We proceeded to learn some nifty survival stats and strategies. The instructor extolled the virtues of life jackets, which may seem kinda obvious. But it turns out that, especially in cold waters (less than 59 degrees F), a life jacket can triple your chances of survival. In waters that cold, you won't survive more than one or two hours because the coldness will wear your body down. But with a jacket, even in frigid seas, you can survive up to six hours. Don't take 'em for granted.

Other tips: If there is a group of you lost at sea, lock arms in a circle and kick in three- to five-second blasts to create a pulse effect. It creates a target of whitecaps visible from the air. Kick in short bursts so it looks like a signal. Also, beware of static electricity caused by chopper blades when they lower a cable to pull you from the water - it'll travel right down the cord and the hook. Let the hook hit the water first so the static electricity dissipates.

That's all helpful info, of course, but that is not the aspect of HUET that gets the people buzzing. In the afternoon, we moved to the pool. We performed progressively harder underwater tasks like swimming through doors, inflating our coveralls as a flotation device, and so on. Then came the main event - the dunking.

The pool is equipped with the shell and spartan innards of a faux-helicopter cabin attached to a mechanism that lowers and spins the whole contraption upside down. Four of us at a time sat in seats inside, strapped in by a seatbelt, and were instructed on how to jettison the windows and the doors. After punching them out, you must find and grip a reference point so you don't get more disoriented and can find your way out when the frigid seawater rushes in (although we were in a heated pool during training).

"You are trying to experience disorientation and panic," the instructor told us.

And so there we were, strapped in to our simulated disaster cab. "Brace for impact!" someone shouts.

"Brace! Brace! Brace!"

We clutch our seat belts for dear life as the vessels crashes into the surface of the water. The cabin quickly fills. It's up to our ankles and then our knees, and then the whole thing starts to flip. Stomach, shoulders, neck - quick! take a breath because it may be your last! - and we're submerged, and still flipping.

Air bubbles everywhere as the water shoots up my nose and into my ears. The disorientation is kicking in heavily now. We must wait before the violence subsides and the vessel comes to rest before we can punch out the windows. We must remain strapped in even through this so the rush of water does not throw toss us around the cabin.

I'm upside down and searching for the handle that's supposed to jettison the door. I can't find it. Panic is beginning. Somehow my hand glances it and I'm able to push it open as my stolen breath moments earlier at the surface is reaching the end of its life span. I weakly get the door off and clutch for the seat belt latch. It comes off stubbornly and, using the reference point of the top of the open doorway, I push myself out and barely make it to the surface - arms flailing, as instructed, to clear the path of any potential debris from the crash - and gasp for breath.

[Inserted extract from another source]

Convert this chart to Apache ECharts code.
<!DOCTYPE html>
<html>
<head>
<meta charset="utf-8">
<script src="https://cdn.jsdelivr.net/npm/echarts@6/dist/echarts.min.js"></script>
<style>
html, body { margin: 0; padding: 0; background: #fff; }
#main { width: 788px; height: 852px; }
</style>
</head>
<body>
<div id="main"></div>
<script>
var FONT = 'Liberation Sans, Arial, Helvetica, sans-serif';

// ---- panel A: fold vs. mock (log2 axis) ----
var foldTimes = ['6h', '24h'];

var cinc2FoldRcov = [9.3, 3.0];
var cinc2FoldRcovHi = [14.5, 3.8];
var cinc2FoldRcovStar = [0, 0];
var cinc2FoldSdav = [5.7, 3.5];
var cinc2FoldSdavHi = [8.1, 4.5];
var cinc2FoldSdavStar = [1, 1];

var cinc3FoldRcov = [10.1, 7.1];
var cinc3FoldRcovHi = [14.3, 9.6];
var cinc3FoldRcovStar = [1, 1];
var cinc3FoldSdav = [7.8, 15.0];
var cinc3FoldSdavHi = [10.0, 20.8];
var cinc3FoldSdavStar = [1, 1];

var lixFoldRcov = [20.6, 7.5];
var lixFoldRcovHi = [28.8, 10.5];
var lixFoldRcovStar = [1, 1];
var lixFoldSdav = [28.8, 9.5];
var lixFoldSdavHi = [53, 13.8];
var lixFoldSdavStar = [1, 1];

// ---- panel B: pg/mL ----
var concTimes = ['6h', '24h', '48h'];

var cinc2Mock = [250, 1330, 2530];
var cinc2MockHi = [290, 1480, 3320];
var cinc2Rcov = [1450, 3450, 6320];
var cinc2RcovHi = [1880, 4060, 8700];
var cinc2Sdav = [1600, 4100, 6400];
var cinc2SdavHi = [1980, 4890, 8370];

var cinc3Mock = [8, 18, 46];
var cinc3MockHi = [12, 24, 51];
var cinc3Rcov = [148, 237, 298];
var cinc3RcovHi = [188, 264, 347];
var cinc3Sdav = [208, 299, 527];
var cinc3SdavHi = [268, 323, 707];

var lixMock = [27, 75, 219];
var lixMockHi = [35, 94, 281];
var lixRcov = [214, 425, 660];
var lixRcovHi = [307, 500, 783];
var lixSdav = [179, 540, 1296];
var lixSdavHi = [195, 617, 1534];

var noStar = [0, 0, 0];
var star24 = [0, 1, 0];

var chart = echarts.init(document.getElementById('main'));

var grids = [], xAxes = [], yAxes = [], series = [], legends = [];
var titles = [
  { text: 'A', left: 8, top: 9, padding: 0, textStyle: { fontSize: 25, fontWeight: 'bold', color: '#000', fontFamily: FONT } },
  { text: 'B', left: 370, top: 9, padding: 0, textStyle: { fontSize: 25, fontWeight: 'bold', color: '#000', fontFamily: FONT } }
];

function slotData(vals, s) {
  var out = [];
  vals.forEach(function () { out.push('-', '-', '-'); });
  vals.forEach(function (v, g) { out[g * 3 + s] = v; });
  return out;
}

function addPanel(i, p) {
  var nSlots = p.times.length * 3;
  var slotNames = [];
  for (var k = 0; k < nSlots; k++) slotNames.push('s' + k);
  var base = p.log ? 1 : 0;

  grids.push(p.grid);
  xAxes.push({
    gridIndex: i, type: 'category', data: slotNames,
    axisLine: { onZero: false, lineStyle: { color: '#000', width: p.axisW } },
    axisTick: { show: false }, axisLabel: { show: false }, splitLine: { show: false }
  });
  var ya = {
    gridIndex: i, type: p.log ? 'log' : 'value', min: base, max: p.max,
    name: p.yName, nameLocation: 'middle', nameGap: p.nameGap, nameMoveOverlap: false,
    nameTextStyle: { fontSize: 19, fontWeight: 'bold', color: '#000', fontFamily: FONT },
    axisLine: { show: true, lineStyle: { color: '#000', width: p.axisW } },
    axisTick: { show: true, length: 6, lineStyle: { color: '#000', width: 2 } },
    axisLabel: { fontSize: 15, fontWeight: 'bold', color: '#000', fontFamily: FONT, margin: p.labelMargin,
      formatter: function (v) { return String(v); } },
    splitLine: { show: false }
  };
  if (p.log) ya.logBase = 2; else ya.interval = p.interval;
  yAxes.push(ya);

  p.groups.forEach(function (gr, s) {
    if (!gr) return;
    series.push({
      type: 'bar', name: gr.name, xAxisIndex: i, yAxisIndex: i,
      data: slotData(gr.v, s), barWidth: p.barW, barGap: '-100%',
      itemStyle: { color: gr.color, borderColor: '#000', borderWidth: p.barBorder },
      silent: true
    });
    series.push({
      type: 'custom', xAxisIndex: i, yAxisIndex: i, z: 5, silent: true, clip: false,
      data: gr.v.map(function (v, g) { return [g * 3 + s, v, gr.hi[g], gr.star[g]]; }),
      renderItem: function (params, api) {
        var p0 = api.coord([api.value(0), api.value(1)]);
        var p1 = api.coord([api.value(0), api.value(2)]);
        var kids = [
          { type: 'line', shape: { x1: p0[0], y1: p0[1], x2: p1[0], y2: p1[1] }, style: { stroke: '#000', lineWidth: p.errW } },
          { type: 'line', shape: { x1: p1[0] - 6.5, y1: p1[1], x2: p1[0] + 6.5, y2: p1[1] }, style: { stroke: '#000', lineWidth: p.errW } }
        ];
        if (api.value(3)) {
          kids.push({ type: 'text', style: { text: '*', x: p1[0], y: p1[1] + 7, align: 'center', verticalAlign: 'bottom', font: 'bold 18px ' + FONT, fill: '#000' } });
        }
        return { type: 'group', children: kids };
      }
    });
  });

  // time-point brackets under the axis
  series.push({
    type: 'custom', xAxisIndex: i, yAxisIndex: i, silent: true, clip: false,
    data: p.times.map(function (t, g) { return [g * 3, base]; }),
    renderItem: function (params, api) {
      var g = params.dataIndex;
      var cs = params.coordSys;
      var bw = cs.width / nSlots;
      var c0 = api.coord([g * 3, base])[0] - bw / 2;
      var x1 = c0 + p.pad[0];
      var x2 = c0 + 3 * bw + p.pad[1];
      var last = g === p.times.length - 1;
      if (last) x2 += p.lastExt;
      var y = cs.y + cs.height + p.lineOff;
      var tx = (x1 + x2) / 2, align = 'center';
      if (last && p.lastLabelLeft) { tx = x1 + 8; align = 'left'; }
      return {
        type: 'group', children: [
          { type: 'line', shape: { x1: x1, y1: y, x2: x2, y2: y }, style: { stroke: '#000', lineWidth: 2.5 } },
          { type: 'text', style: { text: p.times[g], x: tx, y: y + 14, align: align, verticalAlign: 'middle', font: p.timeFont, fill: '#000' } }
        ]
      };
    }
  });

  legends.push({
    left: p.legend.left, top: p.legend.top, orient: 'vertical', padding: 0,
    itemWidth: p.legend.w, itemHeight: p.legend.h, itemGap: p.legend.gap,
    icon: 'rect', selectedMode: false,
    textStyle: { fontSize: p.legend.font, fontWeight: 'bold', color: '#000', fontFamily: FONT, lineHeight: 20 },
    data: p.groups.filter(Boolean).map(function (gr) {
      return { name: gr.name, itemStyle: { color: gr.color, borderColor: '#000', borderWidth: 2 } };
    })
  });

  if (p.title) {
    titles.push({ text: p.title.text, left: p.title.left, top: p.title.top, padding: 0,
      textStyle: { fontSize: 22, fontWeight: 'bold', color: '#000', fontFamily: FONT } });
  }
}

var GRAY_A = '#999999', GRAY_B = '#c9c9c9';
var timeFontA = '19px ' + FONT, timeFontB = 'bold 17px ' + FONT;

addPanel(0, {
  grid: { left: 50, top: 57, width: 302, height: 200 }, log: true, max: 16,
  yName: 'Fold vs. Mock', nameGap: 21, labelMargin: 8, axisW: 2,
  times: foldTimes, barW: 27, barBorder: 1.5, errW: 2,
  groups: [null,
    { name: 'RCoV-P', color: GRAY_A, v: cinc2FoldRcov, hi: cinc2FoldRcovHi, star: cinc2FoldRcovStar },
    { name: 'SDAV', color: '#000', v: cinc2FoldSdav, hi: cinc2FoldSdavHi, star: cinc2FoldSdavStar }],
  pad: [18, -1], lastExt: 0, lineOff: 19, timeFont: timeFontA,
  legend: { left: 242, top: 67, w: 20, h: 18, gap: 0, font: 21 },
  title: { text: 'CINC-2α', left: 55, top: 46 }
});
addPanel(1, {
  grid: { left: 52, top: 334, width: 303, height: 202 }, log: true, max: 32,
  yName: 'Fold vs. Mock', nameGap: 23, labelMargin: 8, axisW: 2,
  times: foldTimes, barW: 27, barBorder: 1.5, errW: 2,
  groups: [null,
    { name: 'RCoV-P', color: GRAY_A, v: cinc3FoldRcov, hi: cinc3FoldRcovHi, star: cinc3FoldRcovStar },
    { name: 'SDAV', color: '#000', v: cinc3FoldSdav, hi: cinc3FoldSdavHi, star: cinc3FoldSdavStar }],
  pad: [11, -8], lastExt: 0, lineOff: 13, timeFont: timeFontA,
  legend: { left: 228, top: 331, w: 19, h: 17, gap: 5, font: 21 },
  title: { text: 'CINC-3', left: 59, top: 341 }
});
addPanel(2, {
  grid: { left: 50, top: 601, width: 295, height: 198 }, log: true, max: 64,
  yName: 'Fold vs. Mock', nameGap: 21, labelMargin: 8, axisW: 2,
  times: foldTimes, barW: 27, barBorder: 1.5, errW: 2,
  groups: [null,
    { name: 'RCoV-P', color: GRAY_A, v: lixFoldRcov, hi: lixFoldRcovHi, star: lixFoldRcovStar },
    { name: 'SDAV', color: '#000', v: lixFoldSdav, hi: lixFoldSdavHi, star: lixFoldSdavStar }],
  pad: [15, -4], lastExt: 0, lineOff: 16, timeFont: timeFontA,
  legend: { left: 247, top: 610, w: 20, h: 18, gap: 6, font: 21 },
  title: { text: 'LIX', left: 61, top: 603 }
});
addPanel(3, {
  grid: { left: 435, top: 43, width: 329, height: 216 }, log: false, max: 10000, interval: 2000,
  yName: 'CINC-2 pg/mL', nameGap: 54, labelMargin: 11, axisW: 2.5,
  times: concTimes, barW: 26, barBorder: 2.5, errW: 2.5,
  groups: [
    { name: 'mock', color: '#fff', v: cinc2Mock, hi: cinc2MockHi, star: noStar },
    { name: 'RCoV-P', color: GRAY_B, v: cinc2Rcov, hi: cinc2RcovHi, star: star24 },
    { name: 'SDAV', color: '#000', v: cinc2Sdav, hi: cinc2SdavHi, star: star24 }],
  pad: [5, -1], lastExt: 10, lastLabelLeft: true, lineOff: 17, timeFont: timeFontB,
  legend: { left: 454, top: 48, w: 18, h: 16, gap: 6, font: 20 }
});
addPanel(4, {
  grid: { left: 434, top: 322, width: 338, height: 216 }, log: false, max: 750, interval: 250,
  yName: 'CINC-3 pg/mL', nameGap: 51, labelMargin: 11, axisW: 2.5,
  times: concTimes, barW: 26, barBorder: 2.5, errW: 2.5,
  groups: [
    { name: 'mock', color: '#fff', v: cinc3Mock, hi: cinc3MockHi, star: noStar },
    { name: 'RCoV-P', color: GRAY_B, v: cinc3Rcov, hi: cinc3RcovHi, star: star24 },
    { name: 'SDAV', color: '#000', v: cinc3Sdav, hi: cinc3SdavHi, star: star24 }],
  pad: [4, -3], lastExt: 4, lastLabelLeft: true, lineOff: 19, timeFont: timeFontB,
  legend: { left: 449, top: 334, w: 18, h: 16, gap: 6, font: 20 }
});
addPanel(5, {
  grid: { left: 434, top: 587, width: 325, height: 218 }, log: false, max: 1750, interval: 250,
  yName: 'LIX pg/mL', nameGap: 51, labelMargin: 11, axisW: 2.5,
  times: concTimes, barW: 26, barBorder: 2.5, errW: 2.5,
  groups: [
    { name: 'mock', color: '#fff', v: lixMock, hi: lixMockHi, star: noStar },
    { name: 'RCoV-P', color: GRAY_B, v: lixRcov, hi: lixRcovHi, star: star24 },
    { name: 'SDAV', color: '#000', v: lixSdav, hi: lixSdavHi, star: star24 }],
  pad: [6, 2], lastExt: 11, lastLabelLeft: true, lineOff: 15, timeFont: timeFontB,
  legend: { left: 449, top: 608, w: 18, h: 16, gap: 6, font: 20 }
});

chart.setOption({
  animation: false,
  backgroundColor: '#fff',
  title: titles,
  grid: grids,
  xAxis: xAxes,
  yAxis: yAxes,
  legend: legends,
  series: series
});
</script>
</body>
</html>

Safe. Alive.

Click here to see my video of what happens (on the surface). 

This is not embellished. I actually needed a little assistance from the scuba team that served as a safety net for this particular run-through. I had to do it again in order to pass the class, and pulled it off slightly smoother, or at least with less panic and no help from the scuba guy. The upside down thing is tough because, to jettison the door, you have to reach down a bit to find the latch. When upside down, you actually have to reach up a bit. It's tricky when disoriented to begin with.

Nevertheless, I am now certified. Two days later, I and some of my classmates flew out. We made it to the rig and back with no problems, thankfully. But I knew that, if we ditched, I would have shit my pants.